[WORK REQUIRED]
Which lines fall between the line holding "Emit a web page" and the line holding "const majorHours = ['−12','−6','0','6','12'];", inclusive? Retype them exactly, without the pictures, and add nothing else.

[MATERIAL FOR THE TASK]
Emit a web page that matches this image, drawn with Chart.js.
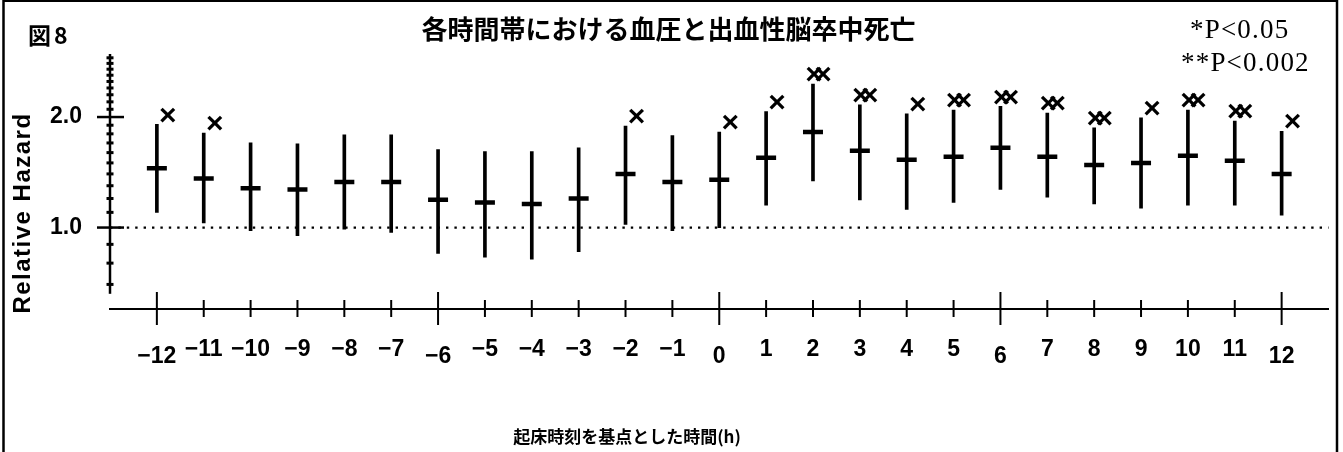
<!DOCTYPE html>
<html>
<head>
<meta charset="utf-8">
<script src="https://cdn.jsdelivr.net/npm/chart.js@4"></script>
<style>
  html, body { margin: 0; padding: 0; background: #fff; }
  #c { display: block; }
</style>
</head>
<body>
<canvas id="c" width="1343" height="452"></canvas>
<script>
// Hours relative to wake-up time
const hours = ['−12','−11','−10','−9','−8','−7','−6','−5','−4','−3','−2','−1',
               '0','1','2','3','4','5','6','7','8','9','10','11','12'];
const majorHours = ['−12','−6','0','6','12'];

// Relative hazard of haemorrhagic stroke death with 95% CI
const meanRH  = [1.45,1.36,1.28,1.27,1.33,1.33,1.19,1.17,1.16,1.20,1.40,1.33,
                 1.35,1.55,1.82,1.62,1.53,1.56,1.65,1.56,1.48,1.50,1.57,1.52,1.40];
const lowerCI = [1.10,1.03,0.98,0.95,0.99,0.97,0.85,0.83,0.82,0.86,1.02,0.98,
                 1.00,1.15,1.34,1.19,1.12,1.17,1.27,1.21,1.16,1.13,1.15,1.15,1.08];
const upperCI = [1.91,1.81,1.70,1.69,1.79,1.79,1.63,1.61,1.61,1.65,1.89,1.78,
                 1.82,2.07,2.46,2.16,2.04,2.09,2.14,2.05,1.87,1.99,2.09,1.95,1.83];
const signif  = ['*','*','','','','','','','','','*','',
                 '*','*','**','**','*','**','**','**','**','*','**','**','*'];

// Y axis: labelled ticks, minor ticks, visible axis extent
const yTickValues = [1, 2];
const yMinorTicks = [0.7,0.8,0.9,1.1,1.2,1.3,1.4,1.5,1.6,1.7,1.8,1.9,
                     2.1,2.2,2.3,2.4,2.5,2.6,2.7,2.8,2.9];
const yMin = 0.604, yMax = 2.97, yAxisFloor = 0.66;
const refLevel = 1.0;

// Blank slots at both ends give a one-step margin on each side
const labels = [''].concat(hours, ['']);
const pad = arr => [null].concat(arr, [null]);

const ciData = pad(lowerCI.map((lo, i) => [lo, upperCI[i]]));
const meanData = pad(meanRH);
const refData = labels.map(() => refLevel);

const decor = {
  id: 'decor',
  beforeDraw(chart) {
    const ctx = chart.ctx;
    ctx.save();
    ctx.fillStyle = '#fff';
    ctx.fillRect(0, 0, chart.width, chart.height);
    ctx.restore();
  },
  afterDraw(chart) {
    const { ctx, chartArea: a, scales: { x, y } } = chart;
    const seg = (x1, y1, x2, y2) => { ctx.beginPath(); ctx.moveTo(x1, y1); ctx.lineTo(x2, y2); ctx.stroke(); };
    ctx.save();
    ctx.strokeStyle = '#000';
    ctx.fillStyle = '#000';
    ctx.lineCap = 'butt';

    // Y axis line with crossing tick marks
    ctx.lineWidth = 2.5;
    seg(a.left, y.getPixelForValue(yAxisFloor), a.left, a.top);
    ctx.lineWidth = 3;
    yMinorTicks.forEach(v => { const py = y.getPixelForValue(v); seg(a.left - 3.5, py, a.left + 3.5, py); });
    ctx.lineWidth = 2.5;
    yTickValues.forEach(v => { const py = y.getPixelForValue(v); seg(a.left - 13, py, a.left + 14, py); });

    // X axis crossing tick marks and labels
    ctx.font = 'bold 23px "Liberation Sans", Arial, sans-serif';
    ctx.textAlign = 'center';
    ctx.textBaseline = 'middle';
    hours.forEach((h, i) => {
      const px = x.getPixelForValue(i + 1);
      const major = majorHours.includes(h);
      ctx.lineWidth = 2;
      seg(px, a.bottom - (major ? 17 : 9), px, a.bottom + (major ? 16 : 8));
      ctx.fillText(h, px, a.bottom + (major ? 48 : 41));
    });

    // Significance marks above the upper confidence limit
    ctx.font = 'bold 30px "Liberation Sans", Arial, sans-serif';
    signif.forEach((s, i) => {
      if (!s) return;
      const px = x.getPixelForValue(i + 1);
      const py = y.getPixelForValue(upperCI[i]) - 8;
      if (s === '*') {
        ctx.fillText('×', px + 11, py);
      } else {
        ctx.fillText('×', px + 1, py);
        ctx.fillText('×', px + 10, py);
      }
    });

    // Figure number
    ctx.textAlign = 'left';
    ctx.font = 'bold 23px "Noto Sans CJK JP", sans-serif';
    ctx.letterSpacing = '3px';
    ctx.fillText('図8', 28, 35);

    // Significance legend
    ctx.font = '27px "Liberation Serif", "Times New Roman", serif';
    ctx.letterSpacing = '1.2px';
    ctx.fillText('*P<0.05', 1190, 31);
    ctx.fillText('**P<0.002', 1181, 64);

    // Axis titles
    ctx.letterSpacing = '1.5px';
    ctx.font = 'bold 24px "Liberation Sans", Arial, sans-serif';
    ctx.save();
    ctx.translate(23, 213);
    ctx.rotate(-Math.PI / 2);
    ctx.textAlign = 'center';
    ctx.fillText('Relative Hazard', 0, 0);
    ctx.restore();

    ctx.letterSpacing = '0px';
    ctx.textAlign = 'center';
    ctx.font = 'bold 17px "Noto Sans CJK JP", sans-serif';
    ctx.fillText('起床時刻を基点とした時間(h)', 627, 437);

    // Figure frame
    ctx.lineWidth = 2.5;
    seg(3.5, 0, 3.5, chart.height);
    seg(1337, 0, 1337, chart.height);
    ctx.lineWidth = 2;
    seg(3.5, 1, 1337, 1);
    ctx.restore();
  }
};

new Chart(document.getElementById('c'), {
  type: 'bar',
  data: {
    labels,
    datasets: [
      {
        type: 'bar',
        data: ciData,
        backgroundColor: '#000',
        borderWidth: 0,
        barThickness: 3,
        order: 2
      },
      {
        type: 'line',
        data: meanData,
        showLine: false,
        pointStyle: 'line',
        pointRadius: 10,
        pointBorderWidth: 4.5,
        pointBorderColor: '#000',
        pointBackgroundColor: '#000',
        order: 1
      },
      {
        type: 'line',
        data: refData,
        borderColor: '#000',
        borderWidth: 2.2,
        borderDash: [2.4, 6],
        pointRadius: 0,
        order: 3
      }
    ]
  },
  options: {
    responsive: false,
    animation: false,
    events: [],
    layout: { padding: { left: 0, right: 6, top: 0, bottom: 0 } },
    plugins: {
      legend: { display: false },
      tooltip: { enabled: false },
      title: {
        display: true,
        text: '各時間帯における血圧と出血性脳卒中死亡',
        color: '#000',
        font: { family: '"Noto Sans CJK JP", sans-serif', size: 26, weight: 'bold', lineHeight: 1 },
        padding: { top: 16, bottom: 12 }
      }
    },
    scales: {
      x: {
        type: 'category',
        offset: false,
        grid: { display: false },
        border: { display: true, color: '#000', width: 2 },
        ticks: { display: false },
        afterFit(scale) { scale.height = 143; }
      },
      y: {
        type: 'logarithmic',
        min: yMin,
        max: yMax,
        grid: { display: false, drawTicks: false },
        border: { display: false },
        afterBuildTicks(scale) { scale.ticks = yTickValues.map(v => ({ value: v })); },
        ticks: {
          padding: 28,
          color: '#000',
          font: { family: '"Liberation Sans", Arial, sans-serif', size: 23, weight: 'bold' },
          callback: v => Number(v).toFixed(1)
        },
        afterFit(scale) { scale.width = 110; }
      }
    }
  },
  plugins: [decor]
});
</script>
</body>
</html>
==
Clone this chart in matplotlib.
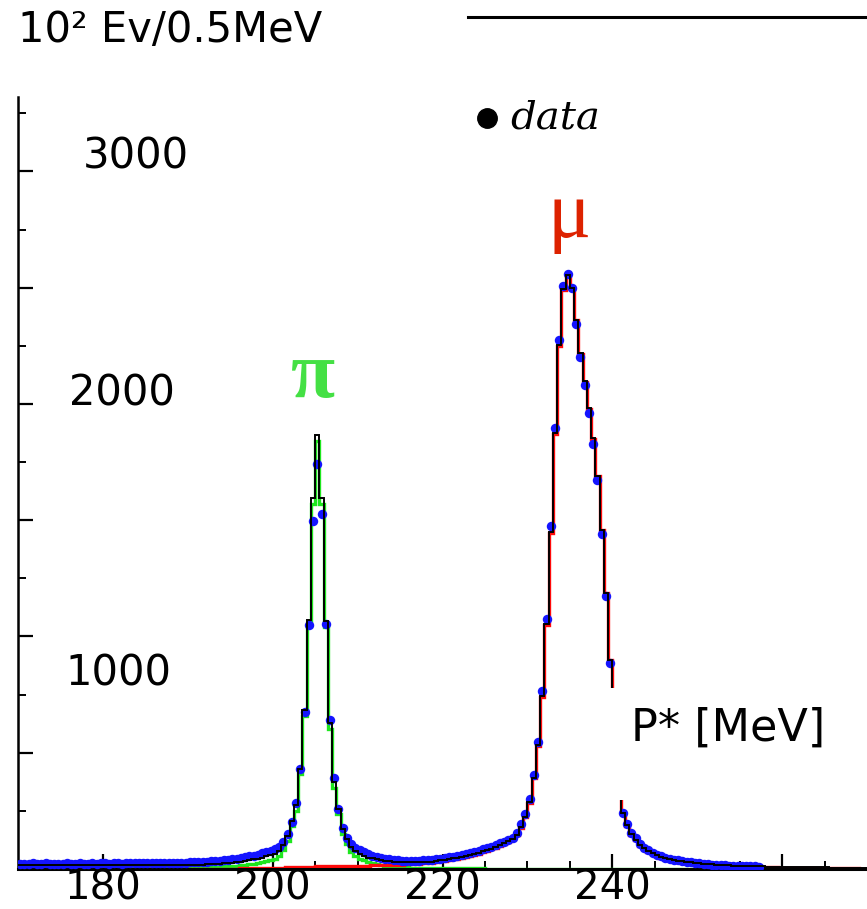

[OUTPUT]
Emit a web page that matches this image, drawn with Chart.js.
<!DOCTYPE html>
<html>
<head>
<meta charset="utf-8">
<script src="https://cdn.jsdelivr.net/npm/chart.js@4"></script>
<style>
  html, body { margin: 0; padding: 0; background: #fff; }
  #c { display: block; }
</style>
</head>
<body>
<canvas id="c" width="1343" height="452"></canvas>
<script>
// Hours relative to wake-up time
const hours = ['−12','−11','−10','−9','−8','−7','−6','−5','−4','−3','−2','−1',
               '0','1','2','3','4','5','6','7','8','9','10','11','12'];
const majorHours = ['−12','−6','0','6','12'];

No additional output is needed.